## DATA ROWS
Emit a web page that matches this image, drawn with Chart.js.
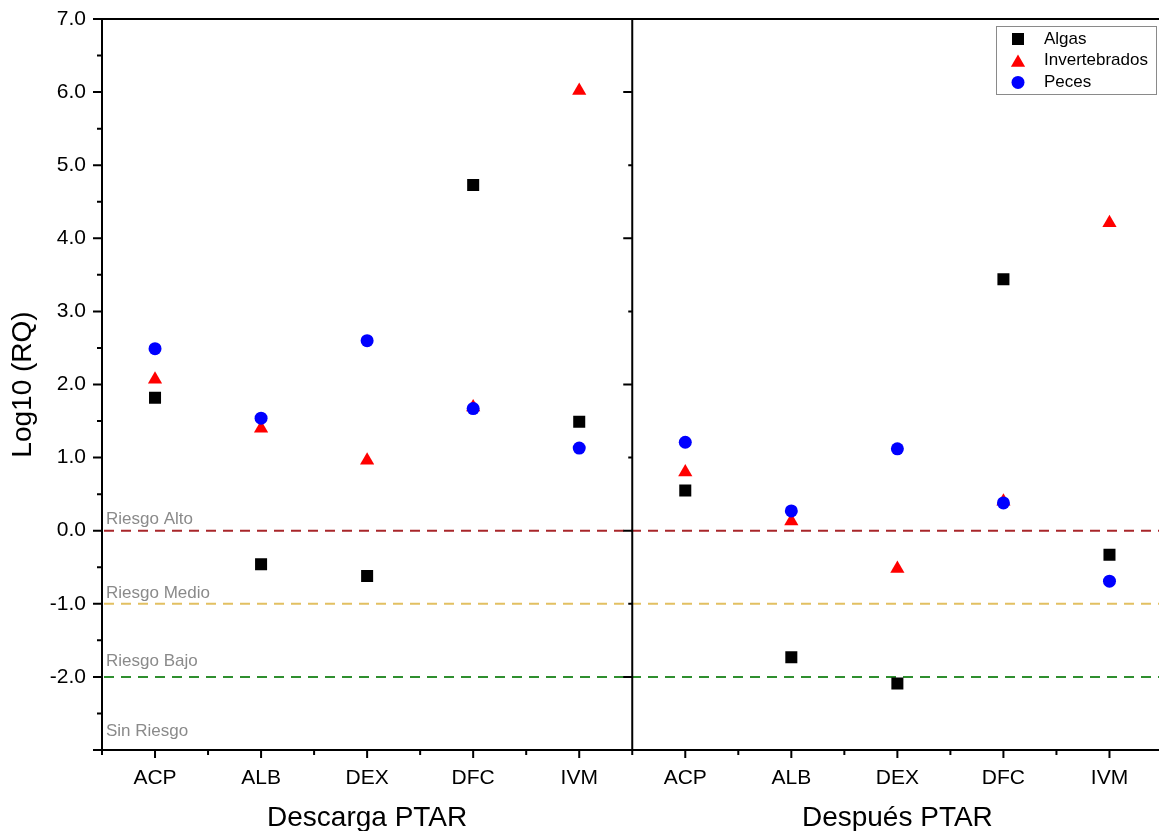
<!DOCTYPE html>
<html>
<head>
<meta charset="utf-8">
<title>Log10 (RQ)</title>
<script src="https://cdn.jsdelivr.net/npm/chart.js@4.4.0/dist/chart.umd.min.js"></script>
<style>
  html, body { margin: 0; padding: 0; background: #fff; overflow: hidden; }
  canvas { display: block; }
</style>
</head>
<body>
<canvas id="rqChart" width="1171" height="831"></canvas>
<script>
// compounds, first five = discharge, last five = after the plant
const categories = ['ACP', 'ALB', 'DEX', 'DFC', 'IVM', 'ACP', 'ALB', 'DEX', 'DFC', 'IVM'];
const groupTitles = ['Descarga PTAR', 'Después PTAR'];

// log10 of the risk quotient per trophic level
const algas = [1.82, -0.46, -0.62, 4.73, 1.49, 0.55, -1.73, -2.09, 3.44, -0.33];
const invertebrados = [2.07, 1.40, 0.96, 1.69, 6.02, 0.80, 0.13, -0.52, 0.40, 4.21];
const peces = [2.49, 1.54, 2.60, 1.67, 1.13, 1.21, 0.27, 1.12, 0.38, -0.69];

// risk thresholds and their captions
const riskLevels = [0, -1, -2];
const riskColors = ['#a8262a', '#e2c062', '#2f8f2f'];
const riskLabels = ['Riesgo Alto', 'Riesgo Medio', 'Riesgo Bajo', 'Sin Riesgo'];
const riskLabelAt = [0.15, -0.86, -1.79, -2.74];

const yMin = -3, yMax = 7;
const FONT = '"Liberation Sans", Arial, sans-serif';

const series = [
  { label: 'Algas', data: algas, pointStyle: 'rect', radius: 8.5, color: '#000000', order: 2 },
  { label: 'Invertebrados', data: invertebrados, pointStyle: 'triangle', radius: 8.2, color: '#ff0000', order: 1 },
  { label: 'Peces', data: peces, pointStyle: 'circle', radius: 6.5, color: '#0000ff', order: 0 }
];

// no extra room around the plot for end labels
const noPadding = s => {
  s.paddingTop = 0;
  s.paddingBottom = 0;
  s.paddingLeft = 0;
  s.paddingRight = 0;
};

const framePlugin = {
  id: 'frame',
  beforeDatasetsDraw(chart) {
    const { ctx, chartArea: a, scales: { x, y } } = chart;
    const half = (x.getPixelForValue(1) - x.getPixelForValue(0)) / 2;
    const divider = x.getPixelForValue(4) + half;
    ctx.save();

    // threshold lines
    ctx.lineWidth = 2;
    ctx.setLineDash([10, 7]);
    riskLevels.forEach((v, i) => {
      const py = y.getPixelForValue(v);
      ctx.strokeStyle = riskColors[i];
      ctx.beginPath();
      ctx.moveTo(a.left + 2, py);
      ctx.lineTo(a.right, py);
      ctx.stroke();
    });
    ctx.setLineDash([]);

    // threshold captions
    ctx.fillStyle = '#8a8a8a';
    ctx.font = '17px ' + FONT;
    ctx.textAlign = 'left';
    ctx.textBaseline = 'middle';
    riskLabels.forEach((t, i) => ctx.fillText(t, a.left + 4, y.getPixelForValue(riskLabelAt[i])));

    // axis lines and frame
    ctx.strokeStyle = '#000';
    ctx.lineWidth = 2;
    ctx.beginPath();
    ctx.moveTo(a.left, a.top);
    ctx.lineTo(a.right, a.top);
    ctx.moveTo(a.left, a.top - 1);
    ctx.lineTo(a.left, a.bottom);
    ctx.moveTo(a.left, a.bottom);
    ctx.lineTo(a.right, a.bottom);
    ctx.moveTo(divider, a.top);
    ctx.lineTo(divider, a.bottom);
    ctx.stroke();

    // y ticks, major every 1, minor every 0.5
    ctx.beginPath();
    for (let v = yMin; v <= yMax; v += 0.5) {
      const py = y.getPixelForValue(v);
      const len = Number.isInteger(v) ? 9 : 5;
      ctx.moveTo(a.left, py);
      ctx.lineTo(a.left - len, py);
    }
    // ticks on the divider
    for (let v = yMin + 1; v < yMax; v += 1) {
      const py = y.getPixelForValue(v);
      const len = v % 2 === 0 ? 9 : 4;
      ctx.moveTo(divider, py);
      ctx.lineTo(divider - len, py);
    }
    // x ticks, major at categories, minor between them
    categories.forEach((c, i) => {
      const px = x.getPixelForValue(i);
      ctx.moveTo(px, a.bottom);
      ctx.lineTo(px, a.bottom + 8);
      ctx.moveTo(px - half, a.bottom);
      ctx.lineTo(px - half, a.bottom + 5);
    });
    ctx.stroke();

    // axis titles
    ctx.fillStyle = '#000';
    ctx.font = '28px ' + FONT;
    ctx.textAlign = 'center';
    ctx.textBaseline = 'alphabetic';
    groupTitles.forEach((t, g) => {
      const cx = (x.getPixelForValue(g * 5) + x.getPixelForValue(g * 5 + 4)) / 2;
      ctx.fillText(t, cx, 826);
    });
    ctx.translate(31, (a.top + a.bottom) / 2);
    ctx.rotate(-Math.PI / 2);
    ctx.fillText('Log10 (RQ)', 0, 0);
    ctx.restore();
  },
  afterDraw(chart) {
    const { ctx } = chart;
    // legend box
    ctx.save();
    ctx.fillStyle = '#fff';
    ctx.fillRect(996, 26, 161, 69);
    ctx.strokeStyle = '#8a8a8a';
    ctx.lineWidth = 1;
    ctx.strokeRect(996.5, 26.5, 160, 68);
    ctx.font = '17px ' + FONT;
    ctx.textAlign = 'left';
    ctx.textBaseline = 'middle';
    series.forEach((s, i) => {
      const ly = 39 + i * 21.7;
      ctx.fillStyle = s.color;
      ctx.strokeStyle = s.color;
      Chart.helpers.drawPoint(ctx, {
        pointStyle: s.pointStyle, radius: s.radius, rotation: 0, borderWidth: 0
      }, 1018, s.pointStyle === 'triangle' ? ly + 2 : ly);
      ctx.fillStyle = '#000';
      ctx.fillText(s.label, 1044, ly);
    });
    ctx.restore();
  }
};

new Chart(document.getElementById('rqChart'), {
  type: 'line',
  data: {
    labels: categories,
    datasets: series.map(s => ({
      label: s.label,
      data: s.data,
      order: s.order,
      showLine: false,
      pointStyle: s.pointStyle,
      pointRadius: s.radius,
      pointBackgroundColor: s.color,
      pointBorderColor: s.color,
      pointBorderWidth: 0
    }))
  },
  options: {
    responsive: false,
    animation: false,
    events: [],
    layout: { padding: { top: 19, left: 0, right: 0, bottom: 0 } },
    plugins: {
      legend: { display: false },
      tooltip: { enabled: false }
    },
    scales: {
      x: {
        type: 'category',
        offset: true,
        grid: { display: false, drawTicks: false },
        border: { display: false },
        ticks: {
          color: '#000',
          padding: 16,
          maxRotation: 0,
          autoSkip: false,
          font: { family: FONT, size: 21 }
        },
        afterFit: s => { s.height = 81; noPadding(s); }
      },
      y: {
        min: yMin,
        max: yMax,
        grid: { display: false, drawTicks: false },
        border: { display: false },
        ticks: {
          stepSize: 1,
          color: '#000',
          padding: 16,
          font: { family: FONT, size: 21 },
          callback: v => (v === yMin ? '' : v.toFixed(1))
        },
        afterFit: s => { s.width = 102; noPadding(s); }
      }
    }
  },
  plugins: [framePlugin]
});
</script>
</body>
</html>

...

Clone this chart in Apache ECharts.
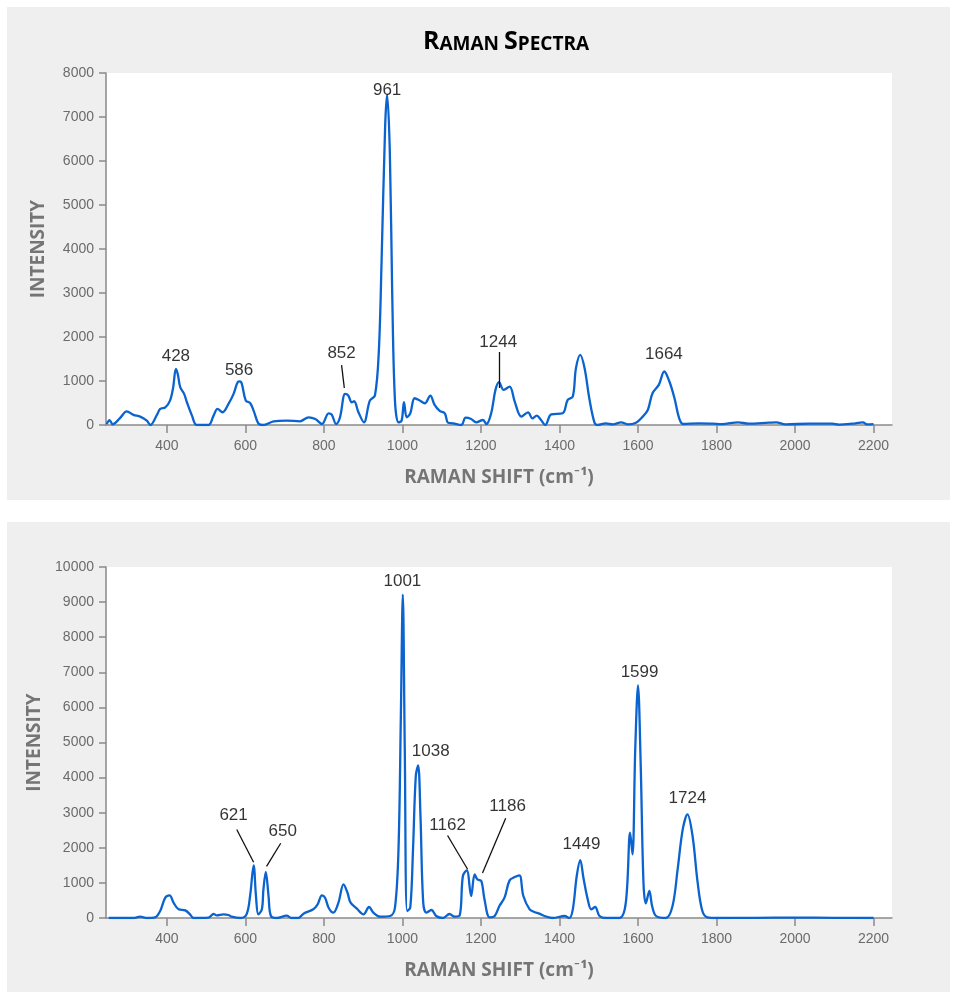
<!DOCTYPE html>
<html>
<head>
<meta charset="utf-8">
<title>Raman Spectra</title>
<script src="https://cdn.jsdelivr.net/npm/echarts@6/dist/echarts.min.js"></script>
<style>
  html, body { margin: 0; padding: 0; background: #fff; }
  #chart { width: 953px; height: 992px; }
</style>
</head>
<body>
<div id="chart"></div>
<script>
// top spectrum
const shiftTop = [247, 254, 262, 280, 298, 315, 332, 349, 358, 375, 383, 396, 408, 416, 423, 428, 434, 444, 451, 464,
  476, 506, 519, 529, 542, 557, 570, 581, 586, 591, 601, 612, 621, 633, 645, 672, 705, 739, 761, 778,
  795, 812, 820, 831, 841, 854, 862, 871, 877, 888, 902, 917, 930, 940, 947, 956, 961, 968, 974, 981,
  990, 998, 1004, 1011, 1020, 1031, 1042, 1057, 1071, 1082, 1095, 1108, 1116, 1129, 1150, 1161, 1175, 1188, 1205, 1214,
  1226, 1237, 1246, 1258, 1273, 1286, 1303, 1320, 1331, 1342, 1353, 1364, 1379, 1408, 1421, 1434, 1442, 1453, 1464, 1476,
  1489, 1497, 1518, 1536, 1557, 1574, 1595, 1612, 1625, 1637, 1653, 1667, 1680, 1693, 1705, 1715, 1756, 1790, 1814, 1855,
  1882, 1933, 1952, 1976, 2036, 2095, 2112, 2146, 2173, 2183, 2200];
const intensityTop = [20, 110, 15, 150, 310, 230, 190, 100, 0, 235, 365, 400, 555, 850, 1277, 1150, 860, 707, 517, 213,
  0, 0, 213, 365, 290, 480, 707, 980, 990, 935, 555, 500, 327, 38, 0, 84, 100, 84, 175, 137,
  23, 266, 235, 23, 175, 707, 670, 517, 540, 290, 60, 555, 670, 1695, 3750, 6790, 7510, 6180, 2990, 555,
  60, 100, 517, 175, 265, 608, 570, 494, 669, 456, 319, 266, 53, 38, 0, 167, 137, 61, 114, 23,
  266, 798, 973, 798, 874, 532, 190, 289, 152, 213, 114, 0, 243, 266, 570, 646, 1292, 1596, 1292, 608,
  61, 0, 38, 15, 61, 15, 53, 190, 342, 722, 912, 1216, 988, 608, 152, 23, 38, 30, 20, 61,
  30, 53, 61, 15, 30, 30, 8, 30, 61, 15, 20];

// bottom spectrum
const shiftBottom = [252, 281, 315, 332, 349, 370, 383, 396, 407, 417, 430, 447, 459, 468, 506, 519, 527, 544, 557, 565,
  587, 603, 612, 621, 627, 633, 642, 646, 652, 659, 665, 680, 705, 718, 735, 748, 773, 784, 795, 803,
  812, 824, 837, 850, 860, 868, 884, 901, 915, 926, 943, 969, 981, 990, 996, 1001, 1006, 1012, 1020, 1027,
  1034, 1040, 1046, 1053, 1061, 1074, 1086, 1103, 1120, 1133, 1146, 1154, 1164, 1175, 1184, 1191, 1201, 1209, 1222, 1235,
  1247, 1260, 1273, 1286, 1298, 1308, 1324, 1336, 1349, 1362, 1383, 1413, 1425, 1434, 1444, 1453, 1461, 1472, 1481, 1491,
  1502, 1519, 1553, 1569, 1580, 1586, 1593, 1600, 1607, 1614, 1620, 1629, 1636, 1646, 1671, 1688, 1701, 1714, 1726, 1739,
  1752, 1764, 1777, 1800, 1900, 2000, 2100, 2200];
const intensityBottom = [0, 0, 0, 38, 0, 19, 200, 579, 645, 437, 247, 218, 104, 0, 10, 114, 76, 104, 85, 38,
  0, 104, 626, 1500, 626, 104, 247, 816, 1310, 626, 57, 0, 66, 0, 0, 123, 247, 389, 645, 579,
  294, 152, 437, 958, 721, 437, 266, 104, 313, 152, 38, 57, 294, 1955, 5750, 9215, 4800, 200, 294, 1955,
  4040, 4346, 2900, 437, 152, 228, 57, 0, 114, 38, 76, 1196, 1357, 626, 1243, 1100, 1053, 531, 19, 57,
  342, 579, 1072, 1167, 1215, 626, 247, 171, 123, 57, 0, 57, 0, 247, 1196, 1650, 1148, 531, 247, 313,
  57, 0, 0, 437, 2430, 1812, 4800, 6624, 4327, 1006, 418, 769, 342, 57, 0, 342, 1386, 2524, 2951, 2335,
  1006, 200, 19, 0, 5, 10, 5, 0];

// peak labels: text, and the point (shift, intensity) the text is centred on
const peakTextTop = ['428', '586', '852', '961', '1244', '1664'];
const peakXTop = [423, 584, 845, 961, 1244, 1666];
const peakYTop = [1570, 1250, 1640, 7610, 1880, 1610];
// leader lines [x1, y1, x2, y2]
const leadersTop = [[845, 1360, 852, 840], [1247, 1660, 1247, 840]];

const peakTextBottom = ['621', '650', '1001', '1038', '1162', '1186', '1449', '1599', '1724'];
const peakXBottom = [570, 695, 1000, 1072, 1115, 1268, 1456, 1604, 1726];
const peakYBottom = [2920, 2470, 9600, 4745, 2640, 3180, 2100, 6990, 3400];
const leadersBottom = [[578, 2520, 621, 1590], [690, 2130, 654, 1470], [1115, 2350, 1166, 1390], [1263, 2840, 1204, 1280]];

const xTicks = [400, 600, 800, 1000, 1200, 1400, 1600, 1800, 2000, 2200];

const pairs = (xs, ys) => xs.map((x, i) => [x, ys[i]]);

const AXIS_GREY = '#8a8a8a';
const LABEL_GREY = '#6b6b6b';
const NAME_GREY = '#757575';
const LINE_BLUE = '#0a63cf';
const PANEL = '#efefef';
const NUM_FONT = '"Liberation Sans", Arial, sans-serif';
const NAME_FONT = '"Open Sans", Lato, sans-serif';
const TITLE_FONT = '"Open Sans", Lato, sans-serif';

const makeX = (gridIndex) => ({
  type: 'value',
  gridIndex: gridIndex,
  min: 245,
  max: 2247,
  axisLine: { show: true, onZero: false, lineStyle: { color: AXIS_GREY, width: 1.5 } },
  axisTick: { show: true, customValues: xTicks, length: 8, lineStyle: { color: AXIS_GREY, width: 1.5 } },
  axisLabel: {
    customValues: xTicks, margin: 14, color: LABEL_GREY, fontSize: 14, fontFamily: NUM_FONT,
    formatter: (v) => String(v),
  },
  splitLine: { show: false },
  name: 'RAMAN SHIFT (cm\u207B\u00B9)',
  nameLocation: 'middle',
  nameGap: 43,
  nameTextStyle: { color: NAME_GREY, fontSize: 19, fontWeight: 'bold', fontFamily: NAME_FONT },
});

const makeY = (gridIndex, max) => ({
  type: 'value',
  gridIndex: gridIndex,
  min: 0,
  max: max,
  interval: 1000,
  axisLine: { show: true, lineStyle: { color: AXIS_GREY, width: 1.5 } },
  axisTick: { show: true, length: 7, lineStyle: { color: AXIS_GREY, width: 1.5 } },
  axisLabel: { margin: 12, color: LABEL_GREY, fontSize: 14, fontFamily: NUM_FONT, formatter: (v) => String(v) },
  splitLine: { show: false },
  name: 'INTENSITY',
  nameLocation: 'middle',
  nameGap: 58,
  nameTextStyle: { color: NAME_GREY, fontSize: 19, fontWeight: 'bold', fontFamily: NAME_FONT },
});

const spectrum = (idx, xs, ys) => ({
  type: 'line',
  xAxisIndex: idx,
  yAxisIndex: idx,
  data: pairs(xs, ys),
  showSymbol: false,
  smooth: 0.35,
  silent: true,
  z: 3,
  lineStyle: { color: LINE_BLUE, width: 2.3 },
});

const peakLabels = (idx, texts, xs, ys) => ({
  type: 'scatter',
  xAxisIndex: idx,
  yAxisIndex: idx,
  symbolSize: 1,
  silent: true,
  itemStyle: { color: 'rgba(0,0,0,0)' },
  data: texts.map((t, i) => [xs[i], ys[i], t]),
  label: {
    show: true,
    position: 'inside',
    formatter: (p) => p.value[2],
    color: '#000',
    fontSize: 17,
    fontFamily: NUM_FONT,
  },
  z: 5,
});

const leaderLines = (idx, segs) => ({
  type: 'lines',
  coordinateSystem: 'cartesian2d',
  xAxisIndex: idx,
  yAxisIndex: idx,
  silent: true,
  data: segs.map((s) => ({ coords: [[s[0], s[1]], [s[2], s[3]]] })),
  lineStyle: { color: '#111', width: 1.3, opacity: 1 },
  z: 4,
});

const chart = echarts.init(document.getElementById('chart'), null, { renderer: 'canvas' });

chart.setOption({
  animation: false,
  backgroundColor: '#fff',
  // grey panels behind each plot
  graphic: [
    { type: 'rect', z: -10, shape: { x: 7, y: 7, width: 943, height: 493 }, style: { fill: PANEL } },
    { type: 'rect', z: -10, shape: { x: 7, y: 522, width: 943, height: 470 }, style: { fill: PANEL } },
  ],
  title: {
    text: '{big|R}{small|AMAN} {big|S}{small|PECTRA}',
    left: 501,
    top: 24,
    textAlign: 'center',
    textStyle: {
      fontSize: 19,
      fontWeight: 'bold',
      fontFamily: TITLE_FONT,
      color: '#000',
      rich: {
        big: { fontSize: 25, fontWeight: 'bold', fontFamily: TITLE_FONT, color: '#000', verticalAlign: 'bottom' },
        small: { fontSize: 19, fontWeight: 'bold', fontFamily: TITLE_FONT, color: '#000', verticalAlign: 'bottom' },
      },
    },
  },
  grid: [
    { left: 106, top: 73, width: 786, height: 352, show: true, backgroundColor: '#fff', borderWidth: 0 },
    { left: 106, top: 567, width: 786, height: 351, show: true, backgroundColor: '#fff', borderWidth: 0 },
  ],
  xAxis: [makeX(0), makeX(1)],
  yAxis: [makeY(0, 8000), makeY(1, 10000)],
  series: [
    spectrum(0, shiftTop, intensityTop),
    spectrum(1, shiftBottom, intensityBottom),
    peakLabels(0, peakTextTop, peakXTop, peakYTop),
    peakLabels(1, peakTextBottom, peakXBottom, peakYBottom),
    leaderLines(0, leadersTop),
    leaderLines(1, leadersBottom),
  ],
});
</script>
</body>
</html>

## SHORT EXERCISE
Copy, from the material, each line that holds the string "this".

## TASK ANSWER
Emit a web page that matches this image, drawn with Chart.js.
Clone this chart in Apache ECharts.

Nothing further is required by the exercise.